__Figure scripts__
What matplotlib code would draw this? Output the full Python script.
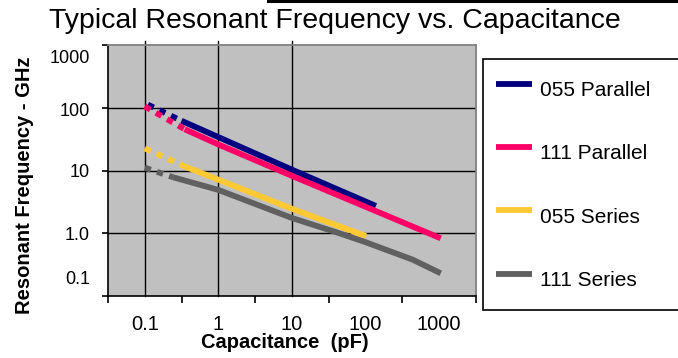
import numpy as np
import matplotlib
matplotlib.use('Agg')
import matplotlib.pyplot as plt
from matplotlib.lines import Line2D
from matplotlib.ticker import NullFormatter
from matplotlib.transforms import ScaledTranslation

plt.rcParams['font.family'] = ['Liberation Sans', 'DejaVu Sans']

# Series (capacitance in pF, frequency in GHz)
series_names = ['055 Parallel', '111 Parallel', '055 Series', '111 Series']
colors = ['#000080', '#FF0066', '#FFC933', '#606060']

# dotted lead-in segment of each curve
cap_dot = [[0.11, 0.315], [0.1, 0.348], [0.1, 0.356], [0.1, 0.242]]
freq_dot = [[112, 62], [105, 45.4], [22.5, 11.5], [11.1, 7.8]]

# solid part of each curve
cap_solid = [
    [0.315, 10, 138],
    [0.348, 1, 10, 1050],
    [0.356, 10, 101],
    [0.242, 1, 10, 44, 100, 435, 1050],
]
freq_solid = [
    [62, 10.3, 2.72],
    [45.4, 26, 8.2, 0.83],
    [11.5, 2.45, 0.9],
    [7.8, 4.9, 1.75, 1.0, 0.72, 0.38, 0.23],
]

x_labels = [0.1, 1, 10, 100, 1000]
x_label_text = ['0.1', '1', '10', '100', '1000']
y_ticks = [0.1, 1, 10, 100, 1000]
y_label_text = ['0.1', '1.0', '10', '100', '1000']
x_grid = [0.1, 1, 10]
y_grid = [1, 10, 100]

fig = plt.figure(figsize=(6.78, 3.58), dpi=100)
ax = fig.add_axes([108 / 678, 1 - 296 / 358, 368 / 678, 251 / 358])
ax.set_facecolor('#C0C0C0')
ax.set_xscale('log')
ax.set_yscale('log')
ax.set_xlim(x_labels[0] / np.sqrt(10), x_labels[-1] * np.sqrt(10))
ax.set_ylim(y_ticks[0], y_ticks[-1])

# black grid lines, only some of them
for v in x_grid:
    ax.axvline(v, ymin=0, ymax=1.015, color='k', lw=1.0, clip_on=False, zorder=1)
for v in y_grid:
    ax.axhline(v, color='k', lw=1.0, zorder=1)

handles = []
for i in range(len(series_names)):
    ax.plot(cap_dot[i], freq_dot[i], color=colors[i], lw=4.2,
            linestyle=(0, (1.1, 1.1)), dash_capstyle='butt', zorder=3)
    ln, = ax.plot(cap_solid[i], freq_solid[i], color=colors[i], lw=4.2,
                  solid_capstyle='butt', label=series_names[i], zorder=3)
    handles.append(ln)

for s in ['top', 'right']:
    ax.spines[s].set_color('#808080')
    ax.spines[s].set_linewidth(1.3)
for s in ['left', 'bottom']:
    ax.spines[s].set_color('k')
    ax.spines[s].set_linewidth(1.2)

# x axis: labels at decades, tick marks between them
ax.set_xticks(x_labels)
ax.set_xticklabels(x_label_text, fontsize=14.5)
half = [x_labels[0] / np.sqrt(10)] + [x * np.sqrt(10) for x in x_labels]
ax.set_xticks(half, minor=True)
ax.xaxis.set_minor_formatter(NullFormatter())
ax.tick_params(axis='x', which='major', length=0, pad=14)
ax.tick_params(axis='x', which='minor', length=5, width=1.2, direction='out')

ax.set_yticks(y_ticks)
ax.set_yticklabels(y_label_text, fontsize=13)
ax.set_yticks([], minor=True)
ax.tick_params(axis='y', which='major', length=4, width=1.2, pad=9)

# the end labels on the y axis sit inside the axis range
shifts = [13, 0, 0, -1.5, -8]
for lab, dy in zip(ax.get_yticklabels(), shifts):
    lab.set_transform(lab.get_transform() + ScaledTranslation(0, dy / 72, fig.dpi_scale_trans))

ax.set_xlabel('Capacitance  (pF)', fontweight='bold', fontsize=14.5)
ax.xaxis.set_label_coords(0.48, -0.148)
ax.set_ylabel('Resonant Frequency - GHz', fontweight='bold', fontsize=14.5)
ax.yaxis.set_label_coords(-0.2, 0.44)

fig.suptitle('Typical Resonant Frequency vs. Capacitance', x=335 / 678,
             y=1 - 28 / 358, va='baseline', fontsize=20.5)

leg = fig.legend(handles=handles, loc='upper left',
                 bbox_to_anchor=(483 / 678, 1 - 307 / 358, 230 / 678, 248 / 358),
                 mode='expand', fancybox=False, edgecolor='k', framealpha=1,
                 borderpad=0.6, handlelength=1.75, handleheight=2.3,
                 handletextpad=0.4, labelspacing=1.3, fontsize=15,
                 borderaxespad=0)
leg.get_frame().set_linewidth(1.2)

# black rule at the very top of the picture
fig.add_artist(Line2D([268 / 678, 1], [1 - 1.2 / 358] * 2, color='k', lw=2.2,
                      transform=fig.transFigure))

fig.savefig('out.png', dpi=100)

...

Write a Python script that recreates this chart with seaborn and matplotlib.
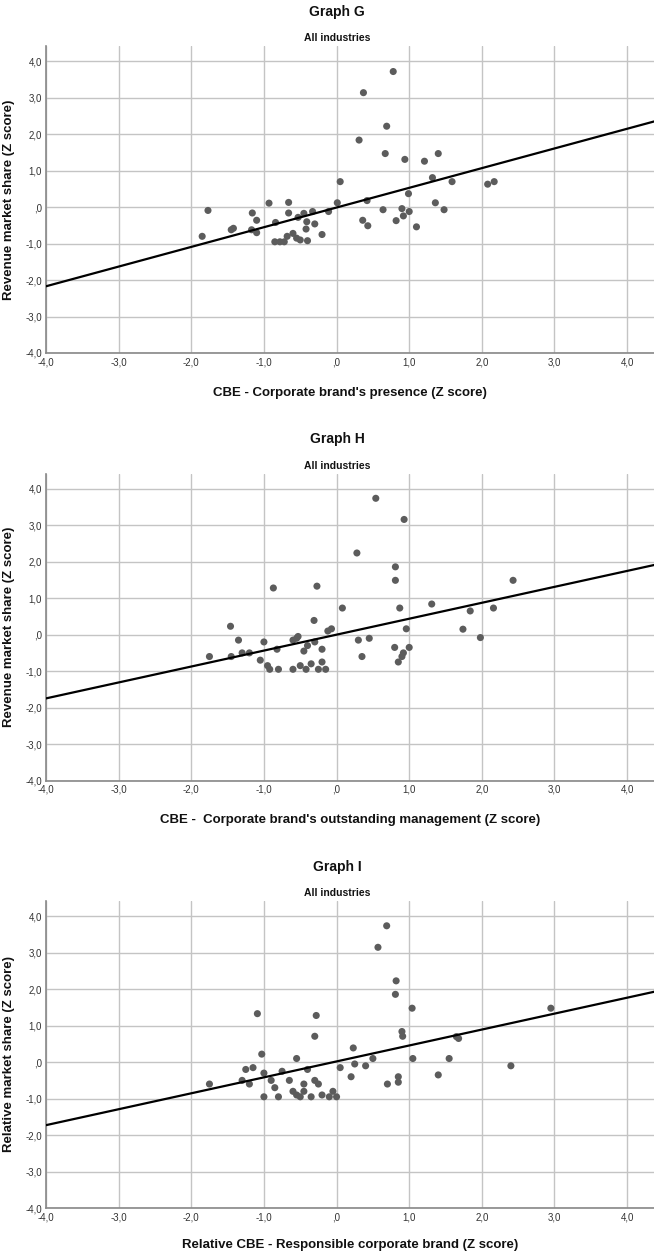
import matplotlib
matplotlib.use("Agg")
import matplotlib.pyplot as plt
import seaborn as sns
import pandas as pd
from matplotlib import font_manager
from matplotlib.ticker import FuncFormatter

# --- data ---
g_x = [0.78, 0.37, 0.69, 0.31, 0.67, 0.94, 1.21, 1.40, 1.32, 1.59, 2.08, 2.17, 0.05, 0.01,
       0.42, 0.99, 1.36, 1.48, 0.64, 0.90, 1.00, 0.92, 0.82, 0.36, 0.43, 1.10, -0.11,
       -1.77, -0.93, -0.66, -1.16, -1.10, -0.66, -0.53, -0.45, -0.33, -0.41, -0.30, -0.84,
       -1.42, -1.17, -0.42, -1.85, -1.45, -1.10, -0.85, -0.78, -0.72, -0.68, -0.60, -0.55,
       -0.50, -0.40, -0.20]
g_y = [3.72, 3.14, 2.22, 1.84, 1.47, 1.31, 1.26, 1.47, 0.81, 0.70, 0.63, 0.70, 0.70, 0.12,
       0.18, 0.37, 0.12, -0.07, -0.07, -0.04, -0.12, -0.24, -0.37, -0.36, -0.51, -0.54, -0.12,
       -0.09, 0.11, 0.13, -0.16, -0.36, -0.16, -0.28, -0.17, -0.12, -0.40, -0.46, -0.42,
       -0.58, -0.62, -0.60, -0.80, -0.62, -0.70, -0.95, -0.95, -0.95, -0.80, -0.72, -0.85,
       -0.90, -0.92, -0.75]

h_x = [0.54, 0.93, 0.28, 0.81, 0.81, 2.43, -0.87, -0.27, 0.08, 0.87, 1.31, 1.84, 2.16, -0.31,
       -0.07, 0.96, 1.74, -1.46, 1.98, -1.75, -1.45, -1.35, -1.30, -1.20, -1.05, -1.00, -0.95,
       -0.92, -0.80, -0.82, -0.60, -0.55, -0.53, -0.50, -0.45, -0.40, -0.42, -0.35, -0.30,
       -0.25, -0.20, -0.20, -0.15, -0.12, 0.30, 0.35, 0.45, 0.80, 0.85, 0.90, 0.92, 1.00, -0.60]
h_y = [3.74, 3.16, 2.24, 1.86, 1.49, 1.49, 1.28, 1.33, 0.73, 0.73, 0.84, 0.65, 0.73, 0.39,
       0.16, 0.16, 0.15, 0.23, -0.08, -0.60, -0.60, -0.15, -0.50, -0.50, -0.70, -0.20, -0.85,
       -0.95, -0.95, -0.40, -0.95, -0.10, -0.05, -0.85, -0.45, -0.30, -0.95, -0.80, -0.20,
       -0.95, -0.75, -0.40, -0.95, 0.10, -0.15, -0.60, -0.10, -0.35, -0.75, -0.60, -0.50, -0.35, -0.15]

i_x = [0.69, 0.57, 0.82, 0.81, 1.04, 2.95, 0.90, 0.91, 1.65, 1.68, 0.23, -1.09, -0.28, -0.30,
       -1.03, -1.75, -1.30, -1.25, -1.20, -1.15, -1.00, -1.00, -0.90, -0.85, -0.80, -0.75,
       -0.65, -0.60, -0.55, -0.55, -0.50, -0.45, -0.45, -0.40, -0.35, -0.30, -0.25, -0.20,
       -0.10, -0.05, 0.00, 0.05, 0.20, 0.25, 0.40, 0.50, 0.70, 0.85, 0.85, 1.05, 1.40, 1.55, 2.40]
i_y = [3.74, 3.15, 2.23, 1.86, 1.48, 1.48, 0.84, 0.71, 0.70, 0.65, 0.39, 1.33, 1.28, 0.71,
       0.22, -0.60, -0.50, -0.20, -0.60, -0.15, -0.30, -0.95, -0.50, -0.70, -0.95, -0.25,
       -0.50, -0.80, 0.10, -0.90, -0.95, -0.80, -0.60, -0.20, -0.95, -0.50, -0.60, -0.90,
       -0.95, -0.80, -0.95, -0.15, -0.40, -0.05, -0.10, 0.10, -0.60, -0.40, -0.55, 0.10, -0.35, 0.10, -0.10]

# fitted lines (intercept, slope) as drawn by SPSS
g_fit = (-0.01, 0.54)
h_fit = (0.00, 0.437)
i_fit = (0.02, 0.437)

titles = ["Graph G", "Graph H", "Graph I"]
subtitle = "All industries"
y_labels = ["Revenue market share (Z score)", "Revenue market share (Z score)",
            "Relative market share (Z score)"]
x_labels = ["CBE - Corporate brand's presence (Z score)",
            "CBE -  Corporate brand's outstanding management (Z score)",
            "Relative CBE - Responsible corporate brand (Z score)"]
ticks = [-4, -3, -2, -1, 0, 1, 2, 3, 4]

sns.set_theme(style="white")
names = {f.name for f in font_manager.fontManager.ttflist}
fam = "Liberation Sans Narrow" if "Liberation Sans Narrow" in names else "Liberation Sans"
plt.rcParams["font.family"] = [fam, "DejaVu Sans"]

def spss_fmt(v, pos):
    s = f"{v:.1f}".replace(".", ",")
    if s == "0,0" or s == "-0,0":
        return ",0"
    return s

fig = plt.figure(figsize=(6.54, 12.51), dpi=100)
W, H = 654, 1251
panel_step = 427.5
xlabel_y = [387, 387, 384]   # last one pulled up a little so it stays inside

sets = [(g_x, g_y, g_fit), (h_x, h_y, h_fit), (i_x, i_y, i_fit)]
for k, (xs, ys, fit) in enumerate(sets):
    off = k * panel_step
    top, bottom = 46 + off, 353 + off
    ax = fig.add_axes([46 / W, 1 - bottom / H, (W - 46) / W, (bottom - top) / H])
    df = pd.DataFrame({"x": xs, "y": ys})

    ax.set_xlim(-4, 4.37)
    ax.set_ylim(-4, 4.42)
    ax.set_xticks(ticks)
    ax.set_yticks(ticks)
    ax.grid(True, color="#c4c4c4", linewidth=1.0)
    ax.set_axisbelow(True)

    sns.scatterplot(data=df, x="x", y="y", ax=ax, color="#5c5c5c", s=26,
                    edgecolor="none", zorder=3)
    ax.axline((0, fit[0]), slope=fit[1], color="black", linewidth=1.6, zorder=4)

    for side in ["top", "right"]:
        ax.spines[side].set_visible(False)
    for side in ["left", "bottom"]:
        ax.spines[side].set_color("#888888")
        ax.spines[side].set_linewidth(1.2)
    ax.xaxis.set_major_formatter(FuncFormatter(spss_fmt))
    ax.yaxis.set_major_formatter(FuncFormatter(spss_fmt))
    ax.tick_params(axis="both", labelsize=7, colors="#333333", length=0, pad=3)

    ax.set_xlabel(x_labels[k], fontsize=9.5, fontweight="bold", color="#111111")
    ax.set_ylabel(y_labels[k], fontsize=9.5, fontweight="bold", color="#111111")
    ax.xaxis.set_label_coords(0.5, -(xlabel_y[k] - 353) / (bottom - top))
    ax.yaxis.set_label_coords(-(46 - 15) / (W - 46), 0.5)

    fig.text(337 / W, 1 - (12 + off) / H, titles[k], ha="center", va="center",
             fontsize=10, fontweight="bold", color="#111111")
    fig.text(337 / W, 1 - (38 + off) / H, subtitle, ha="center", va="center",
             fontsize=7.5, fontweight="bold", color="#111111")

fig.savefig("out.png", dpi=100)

__OBJECTIVE__
Leaving out the pictures, extract the stretch from the line holding "What matplotlib code" through the line holding "colors = ['#000080', '#FF0066', '#FFC933', '#606060']", word for word.

__TASK RESULT__
What matplotlib code would draw this? Output the full Python script.
import numpy as np
import matplotlib
matplotlib.use('Agg')
import matplotlib.pyplot as plt
from matplotlib.lines import Line2D
from matplotlib.ticker import NullFormatter
from matplotlib.transforms import ScaledTranslation

plt.rcParams['font.family'] = ['Liberation Sans', 'DejaVu Sans']

# Series (capacitance in pF, frequency in GHz)
series_names = ['055 Parallel', '111 Parallel', '055 Series', '111 Series']
colors = ['#000080', '#FF0066', '#FFC933', '#606060']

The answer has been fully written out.